Monday, March 2, 2015

Another Kind of Monopoly

Back in the 1990s and early 2000s, Microsoft ruled personal computing with market share. At their peak around 2004, more than 90% of personal computing devices ran some variant of Windows. Even before this, they wielded enormous influence. It took a long time to topple Microsoft from the top of the stack. All during this time I was a staunch Macintosh supporter. I felt that this sort of monopolistic market was unnatural -- that consumers would be better supported in a market with three or four major competitors, rather than just one.

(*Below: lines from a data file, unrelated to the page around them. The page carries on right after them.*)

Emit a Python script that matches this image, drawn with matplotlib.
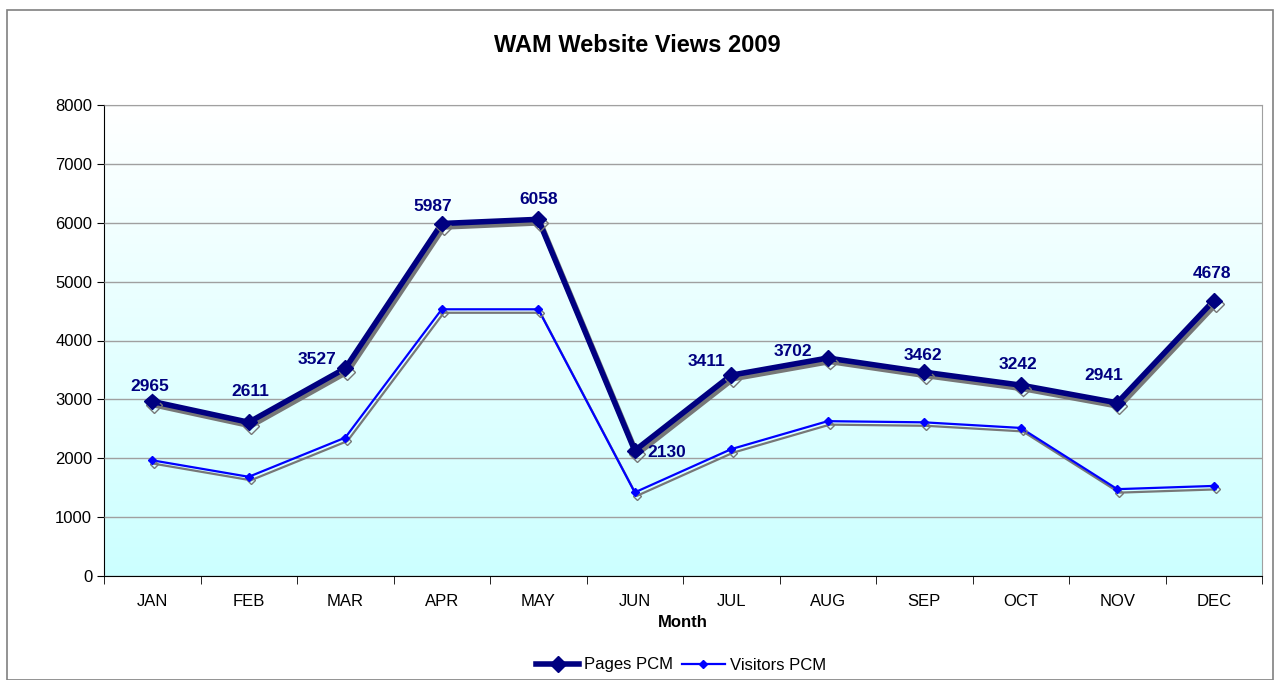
import numpy as np
import matplotlib
matplotlib.use("Agg")
import matplotlib.pyplot as plt
import matplotlib.patheffects as pe
from matplotlib.patches import Rectangle
from matplotlib.lines import Line2D

# Data
months = ['JAN', 'FEB', 'MAR', 'APR', 'MAY', 'JUN', 'JUL', 'AUG', 'SEP', 'OCT', 'NOV', 'DEC']
pages = [2965, 2611, 3527, 5987, 6058, 2130, 3411, 3702, 3462, 3242, 2941, 4678]
visitors = [1965, 1685, 2350, 4530, 4530, 1420, 2155, 2630, 2610, 2515, 1475, 1530]

# data label offsets in points (dx, dy), label centre relative to the marker
label_offsets = [(-2, 11), (1, 22), (-20, 6.5), (-6.5, 12), (0, 14.5), (23, -1.5),
                 (-18, 9.5), (-25, 4.5), (-1, 12), (-2, 14.5), (-10, 19.5), (-1.5, 19.5)]

plt.rcParams['font.family'] = ['Liberation Sans', 'DejaVu Sans']

fig = plt.figure(figsize=(12.74, 6.8), dpi=100)
fig.patches.append(Rectangle((7 / 1274, 0.0), 1266 / 1274, 1 - 10 / 680, transform=fig.transFigure,
                             fill=False, edgecolor='#808080', linewidth=1.2))

ax = fig.add_axes([104 / 1274, 104 / 680, 1158 / 1274, 471 / 680])
x = np.arange(len(months))

# gradient background, white on top to light cyan at the bottom
grad = np.linspace(0, 1, 256).reshape(-1, 1)
top = np.array([1.0, 1.0, 1.0])
bot = np.array([0.80, 1.0, 1.0])
img = top + (bot - top) * grad[..., None]
ax.imshow(img, extent=(-0.5, 11.5, 0, 8000), origin='upper', aspect='auto', zorder=0)

ax.set_xlim(-0.5, 11.5)
ax.set_ylim(0, 8000)
ax.set_yticks(range(0, 8001, 1000))
ax.yaxis.grid(True, color='#a0a0a0', linewidth=1.0, zorder=1)
ax.set_axisbelow(False)

shadow = [pe.SimpleLineShadow(offset=(1.5, -2.5), shadow_color='#777777', alpha=1.0), pe.Normal()]
ax.plot(x, pages, color='#000080', linewidth=4, marker='D', markersize=8,
        zorder=4, path_effects=shadow)
ax.plot(x, visitors, color='#0000ff', linewidth=1.6, marker='D', markersize=4,
        zorder=3, path_effects=shadow)

for i, v in enumerate(pages):
    dx, dy = label_offsets[i]
    ax.annotate(str(v), (x[i], v), xytext=(dx, dy), textcoords='offset points',
                ha='center', va='center', fontsize=12.5,
                fontweight='bold', color='#000080', zorder=5)

ax.set_xticks(x)
ax.set_xticklabels(months, fontsize=12)
ax.tick_params(axis='x', length=0, pad=13)
ax.set_xticks(np.arange(-0.5, 12, 1), minor=True)
ax.tick_params(axis='x', which='minor', length=6, direction='out', color='black')
ax.tick_params(axis='y', labelsize=12, length=5, direction='out')
for s in ['top', 'right']:
    ax.spines[s].set_color('#a0a0a0')
ax.spines['left'].set_color('black')
ax.spines['bottom'].set_color('black')

ax.set_xlabel('Month', fontsize=12, fontweight='bold', labelpad=4)
fig.text(0.5, 1 - 46 / 680, 'WAM Website Views 2009', ha='center', va='center',
         fontsize=17, fontweight='bold')

handles = [Line2D([], [], color='#000080', linewidth=4, marker='D', markersize=8),
           Line2D([], [], color='#0000ff', linewidth=1.6, marker='D', markersize=4)]
fig.legend(handles, ['Pages PCM', 'Visitors PCM'], loc='center',
           bbox_to_anchor=(681 / 1274, 1 - 665 / 680), ncol=2, frameon=False,
           fontsize=12, handlelength=2.6, handletextpad=0.3, columnspacing=0.5)

fig.savefig('out.png', dpi=100)
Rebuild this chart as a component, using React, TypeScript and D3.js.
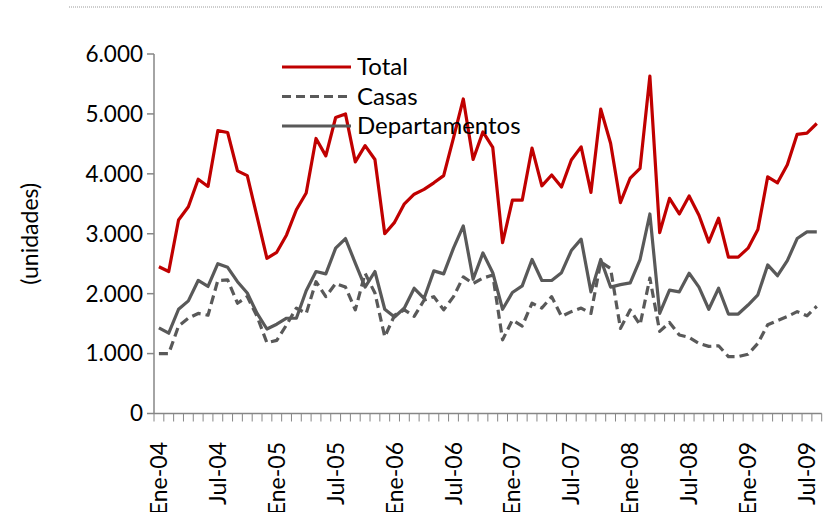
import React from 'react';
import * as d3 from 'd3';

// Monthly values (thousands of units), Ene-04 .. Ago-09
const total = [
  2.45, 2.37, 3.23, 3.45, 3.91, 3.79, 4.72, 4.69, 4.05, 3.97, 3.28, 2.59,
  2.69, 2.98, 3.40, 3.68, 4.59, 4.30, 4.94, 5.00, 4.20, 4.47, 4.24, 3.00,
  3.19, 3.50, 3.66, 3.74, 3.85, 3.97, 4.60, 5.25, 4.24, 4.70, 4.44, 2.85,
  3.56, 3.56, 4.43, 3.80, 3.98, 3.78, 4.23, 4.45, 3.69, 5.08, 4.51, 3.52,
  3.93, 4.09, 5.63, 3.02, 3.59, 3.33, 3.63, 3.31, 2.86, 3.26, 2.61, 2.61,
  2.76, 3.07, 3.95, 3.85, 4.15, 4.66, 4.68, 4.84,
];
const casas = [
  1.00, 1.00, 1.46, 1.59, 1.67, 1.64, 2.22, 2.23, 1.84, 1.95, 1.62, 1.18,
  1.22, 1.48, 1.76, 1.67, 2.20, 1.95, 2.17, 2.11, 1.73, 2.34, 2.01, 1.28,
  1.64, 1.73, 1.62, 1.89, 1.95, 1.73, 1.95, 2.28, 2.17, 2.26, 2.31, 1.23,
  1.56, 1.46, 1.84, 1.76, 1.95, 1.62, 1.70, 1.76, 1.67, 2.53, 2.42, 1.42,
  1.73, 1.48, 2.26, 1.37, 1.52, 1.31, 1.27, 1.17, 1.12, 1.13, 0.95, 0.95,
  0.99, 1.17, 1.48, 1.55, 1.62, 1.70, 1.63, 1.79,
];
const departamentos = [
  1.43, 1.34, 1.74, 1.88, 2.22, 2.12, 2.50, 2.44, 2.20, 2.01, 1.67, 1.41,
  1.49, 1.59, 1.59, 2.05, 2.37, 2.33, 2.76, 2.92, 2.51, 2.11, 2.37, 1.74,
  1.61, 1.76, 2.09, 1.92, 2.38, 2.33, 2.76, 3.13, 2.24, 2.68, 2.35, 1.74,
  2.02, 2.13, 2.57, 2.22, 2.22, 2.35, 2.72, 2.91, 2.03, 2.57, 2.11, 2.15,
  2.18, 2.57, 3.33, 1.67, 2.06, 2.03, 2.34, 2.11, 1.74, 2.09, 1.66, 1.66,
  1.81, 1.98, 2.48, 2.30, 2.55, 2.92, 3.03, 3.03,
];

const monthNames = ['Ene', 'Feb', 'Mar', 'Abr', 'May', 'Jun', 'Jul', 'Ago', 'Sep', 'Oct', 'Nov', 'Dic'];
const years = ['04', '05', '06', '07', '08', '09'];
const categories = years.flatMap((y) => monthNames.map((m) => `${m}-${y}`)).slice(0, total.length);

const yTicks = [0, 1000, 2000, 3000, 4000, 5000, 6000];

const series = [
  { name: 'Total', values: total, color: '#C00000', dash: null },
  { name: 'Casas', values: casas, color: '#595959', dash: '9,5' },
  { name: 'Departamentos', values: departamentos, color: '#595959', dash: null },
];

const W = 823;
const H = 512;
const FONT = 'Lato, sans-serif';

const App: React.FC = () => {
  const x = d3.scaleBand<number>()
    .domain(d3.range(categories.length))
    .range([154, 821.7])
    .paddingInner(0)
    .paddingOuter(0);
  const y = d3.scaleLinear().domain([0, 6000]).range([413.5, 54]);
  const fmt = d3.formatLocale({ decimal: ',', thousands: '.', grouping: [3], currency: ['$', ''] }).format(',');

  const line = d3.line<number>()
    .x((_, i) => (x(i) as number) + x.bandwidth() / 2)
    .y((d) => y(d * 1000));

  const boundaries = [...categories.map((_, i) => x(i) as number), x.range()[1]];

  return (
    <svg width={W} height={H} style={{ position: 'absolute', left: 0, top: 0, display: 'block' }}
      fontFamily={FONT}>
      <rect width={W} height={H} fill="#fff" />
      {/* dotted rule at the top */}
      <line x1={69} x2={W} y1={7} y2={7} stroke="#9a9a9a" strokeWidth={1} strokeDasharray="1,1" />

      {/* y axis */}
      <line x1={154} x2={154} y1={y(6000)} y2={y(0)} stroke="#868686" strokeWidth={1.5} />
      {yTicks.map((t) => (
        <g key={t}>
          <line x1={147} x2={154} y1={y(t)} y2={y(t)} stroke="#868686" strokeWidth={1.5} />
          <text x={143} y={y(t)} dy="0.35em" textAnchor="end" fontSize={22.5} fill="#000">{fmt(t)}</text>
        </g>
      ))}
      <text transform={`translate(30,${(y(0) + y(6000)) / 2}) rotate(-90)`} textAnchor="middle"
        dy="0.35em" fontSize={23} fill="#000">(unidades)</text>

      {/* x axis */}
      <line x1={154} x2={x.range()[1]} y1={y(0)} y2={y(0)} stroke="#868686" strokeWidth={1.5} />
      {boundaries.map((b, i) => (
        <line key={i} x1={b} x2={b} y1={y(0)} y2={y(0) + 8} stroke="#868686" strokeWidth={1} />
      ))}
      {categories.map((c, i) => i % 6 === 0 ? (
        <text key={c} transform={`translate(${(x(i) as number) + x.bandwidth() / 2},442) rotate(-90)`}
          textAnchor="end" dy="0.35em" fontSize={23} fill="#000">{c}</text>
      ) : null)}

      {/* lines */}
      {series.map((s) => (
        <path key={s.name} d={line(s.values) || ''} fill="none" stroke={s.color} strokeWidth={3.2}
          strokeDasharray={s.dash || undefined} strokeLinejoin="round" />
      ))}

      {/* legend */}
      {series.map((s, i) => (
        <g key={s.name} transform={`translate(0,${67 + i * 29.5})`}>
          <line x1={282} x2={351} y1={0} y2={0} stroke={s.color} strokeWidth={3.2}
            strokeDasharray={s.dash || undefined} />
          <text x={357} y={0} dy="0.35em" fontSize={24} fill="#000">{s.name}</text>
        </g>
      ))}
    </svg>
  );
};

export default App;
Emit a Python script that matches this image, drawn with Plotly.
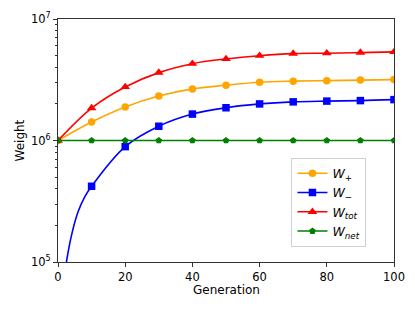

I happened to catch this short blog article referenced from the Stocks app on my iPhone under AAPL. It states that Apple has captured 88.7% of the profits from the Forth Quarter 2014 Smartphone sales. Apple has no where near 80+% of the Smartphone market share --  nearly 20% in Q4 2014, but more typically around 15%.

Seems this is another kind of monopoly -- not of share, but of profits. Google Android captured the remaining  11.3% of the profits, and other vendors lost money.

I'm not sure how I feel about this. It doesn't have the permanence that Microsoft seemed to have in the late 90s, since profits can change from quarter to quarter. But, unlike Microsoft, Apple seems to be in a mode where it is continuously re-inventing itself. And with the Smartphone cash cow, it has plenty of resources to do so.

And yet, Microsoft's hegemony wasn't permanent either -- the market eventually pivoted out from under them. I wonder where the market will pivot next.